Extracted information –

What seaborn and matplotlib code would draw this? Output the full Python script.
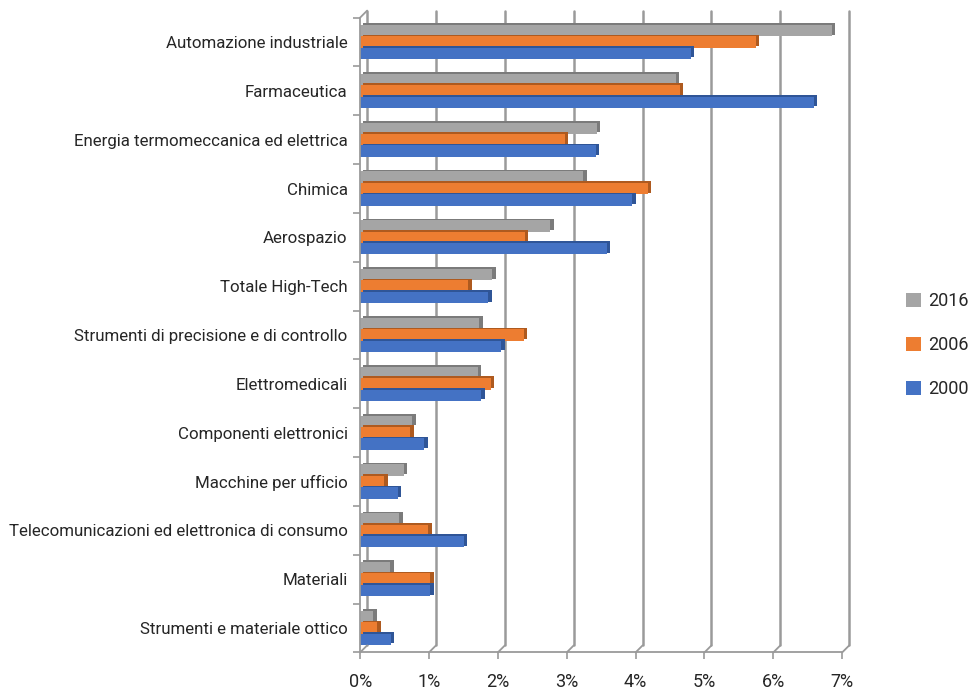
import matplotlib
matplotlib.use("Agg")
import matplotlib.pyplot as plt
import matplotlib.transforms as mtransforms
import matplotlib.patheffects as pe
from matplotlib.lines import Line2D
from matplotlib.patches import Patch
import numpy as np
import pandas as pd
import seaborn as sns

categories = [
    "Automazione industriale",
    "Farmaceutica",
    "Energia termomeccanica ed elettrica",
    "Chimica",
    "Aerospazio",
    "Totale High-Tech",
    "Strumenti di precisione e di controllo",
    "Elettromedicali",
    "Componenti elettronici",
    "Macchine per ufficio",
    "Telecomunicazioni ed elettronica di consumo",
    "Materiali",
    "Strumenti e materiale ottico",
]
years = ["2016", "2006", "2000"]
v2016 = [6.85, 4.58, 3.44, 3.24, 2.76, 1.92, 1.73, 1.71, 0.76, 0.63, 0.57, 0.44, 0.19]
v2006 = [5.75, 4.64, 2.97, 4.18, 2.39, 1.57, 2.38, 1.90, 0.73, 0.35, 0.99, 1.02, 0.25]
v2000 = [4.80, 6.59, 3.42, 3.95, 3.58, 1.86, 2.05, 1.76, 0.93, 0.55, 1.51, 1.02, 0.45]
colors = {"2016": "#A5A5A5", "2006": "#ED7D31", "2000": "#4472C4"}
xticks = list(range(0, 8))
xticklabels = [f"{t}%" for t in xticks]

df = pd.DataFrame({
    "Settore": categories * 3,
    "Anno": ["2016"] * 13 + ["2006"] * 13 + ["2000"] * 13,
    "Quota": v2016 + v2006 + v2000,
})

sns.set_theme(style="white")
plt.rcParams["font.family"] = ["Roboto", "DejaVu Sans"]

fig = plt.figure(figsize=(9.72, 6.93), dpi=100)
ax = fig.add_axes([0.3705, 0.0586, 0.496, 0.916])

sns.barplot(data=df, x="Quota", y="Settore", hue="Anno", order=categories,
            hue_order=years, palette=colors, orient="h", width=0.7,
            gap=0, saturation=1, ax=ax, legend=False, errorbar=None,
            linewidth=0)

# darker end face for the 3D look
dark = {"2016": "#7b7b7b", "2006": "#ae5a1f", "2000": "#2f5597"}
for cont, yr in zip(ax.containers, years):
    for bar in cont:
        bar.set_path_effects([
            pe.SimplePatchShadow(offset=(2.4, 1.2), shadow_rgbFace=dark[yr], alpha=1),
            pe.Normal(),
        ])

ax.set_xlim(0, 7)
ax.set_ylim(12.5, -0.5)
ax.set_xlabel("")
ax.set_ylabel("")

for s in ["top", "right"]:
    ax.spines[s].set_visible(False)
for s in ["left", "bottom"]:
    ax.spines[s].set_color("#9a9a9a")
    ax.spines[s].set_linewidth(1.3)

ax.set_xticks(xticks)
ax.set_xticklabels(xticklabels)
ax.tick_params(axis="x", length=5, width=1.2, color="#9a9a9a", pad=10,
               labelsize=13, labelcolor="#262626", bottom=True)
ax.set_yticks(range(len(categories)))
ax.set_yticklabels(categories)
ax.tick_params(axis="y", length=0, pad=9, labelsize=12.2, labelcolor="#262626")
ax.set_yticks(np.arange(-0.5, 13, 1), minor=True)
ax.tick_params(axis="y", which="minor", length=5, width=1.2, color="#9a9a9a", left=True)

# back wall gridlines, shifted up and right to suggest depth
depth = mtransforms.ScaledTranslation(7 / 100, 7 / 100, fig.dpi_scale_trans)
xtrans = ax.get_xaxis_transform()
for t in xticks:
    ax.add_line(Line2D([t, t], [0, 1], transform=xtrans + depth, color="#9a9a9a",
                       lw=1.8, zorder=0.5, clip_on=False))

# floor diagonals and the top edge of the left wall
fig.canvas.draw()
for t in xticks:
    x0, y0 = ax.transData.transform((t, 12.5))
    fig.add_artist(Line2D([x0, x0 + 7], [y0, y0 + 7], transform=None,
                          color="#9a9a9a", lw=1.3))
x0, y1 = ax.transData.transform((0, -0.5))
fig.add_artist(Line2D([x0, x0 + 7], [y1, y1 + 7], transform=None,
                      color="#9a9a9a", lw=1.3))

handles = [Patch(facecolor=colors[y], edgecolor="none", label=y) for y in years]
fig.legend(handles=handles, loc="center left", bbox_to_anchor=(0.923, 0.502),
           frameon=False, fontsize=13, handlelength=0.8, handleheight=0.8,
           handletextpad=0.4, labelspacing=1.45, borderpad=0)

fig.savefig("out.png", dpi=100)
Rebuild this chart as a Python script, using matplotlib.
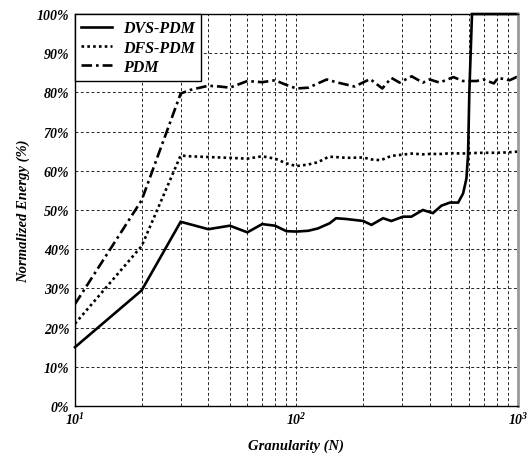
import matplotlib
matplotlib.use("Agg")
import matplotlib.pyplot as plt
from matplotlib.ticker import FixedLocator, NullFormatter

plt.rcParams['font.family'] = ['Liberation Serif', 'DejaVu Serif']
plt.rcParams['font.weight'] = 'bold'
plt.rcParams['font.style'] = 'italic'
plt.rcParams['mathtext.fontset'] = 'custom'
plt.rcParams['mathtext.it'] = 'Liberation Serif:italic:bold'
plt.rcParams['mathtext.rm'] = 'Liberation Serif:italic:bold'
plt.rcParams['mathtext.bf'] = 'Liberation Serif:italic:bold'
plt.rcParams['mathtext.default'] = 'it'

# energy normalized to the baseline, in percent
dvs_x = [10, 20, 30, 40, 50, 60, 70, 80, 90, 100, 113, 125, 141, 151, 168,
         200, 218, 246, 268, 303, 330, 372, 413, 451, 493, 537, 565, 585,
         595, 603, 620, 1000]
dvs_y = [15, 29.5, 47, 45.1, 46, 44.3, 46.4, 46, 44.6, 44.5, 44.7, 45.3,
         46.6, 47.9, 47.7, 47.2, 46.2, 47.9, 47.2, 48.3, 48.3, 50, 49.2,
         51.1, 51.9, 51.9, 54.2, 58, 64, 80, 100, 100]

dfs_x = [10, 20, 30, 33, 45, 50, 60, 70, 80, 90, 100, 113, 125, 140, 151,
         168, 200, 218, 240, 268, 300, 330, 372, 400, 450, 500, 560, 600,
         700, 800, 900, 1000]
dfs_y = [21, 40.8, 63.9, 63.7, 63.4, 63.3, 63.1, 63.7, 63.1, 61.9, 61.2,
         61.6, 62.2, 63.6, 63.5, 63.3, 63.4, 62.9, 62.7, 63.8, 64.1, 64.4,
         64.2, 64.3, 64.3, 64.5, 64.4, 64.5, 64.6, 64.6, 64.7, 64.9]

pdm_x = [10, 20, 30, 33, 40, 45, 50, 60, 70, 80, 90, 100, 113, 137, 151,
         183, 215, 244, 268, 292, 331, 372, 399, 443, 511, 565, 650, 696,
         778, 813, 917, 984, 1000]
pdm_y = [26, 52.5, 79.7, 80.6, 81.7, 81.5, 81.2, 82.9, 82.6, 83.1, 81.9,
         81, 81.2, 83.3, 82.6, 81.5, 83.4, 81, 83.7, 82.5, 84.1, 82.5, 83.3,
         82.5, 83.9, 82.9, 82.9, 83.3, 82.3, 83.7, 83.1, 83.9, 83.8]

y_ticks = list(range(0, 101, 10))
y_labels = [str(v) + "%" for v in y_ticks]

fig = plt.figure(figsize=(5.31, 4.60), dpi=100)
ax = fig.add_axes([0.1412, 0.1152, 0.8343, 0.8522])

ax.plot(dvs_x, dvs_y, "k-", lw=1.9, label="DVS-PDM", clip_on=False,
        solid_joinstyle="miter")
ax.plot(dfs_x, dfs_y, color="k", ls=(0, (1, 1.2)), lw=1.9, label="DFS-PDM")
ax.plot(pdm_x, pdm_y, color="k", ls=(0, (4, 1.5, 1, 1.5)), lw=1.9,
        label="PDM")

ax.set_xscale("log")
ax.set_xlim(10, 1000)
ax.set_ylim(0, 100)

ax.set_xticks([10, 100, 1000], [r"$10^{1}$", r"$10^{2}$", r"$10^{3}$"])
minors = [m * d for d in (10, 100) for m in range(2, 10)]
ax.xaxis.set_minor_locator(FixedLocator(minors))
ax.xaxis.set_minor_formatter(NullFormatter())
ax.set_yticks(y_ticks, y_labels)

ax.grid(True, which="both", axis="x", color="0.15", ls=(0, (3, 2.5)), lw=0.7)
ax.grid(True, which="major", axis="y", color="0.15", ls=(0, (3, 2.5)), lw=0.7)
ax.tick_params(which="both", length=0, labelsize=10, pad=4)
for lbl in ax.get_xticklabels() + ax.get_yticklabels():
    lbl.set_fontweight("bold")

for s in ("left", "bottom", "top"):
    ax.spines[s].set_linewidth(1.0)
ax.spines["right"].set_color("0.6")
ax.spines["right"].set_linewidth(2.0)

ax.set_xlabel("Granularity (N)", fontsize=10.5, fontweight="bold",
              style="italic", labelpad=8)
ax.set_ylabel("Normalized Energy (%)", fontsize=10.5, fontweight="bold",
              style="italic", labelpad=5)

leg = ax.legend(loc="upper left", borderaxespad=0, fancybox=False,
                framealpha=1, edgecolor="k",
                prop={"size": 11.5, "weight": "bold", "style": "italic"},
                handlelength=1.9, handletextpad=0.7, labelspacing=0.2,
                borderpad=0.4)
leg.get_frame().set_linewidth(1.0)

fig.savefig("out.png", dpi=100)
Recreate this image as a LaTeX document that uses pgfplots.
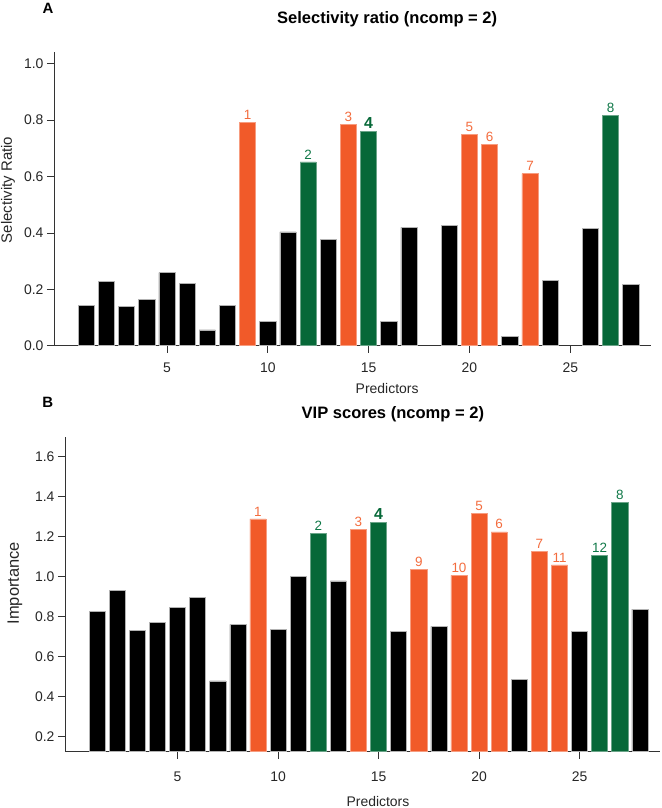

What is being asked – Copy out only the lines from the one containing "Rebuild this chart" through the one containing "from matplotlib.ticker import", exactly, with both ends. Any picture is left out.

Response –
Rebuild this chart as a Python script, using matplotlib.
import matplotlib
matplotlib.use("Agg")
import matplotlib.pyplot as plt
from matplotlib.ticker import FixedLocator, NullFormatter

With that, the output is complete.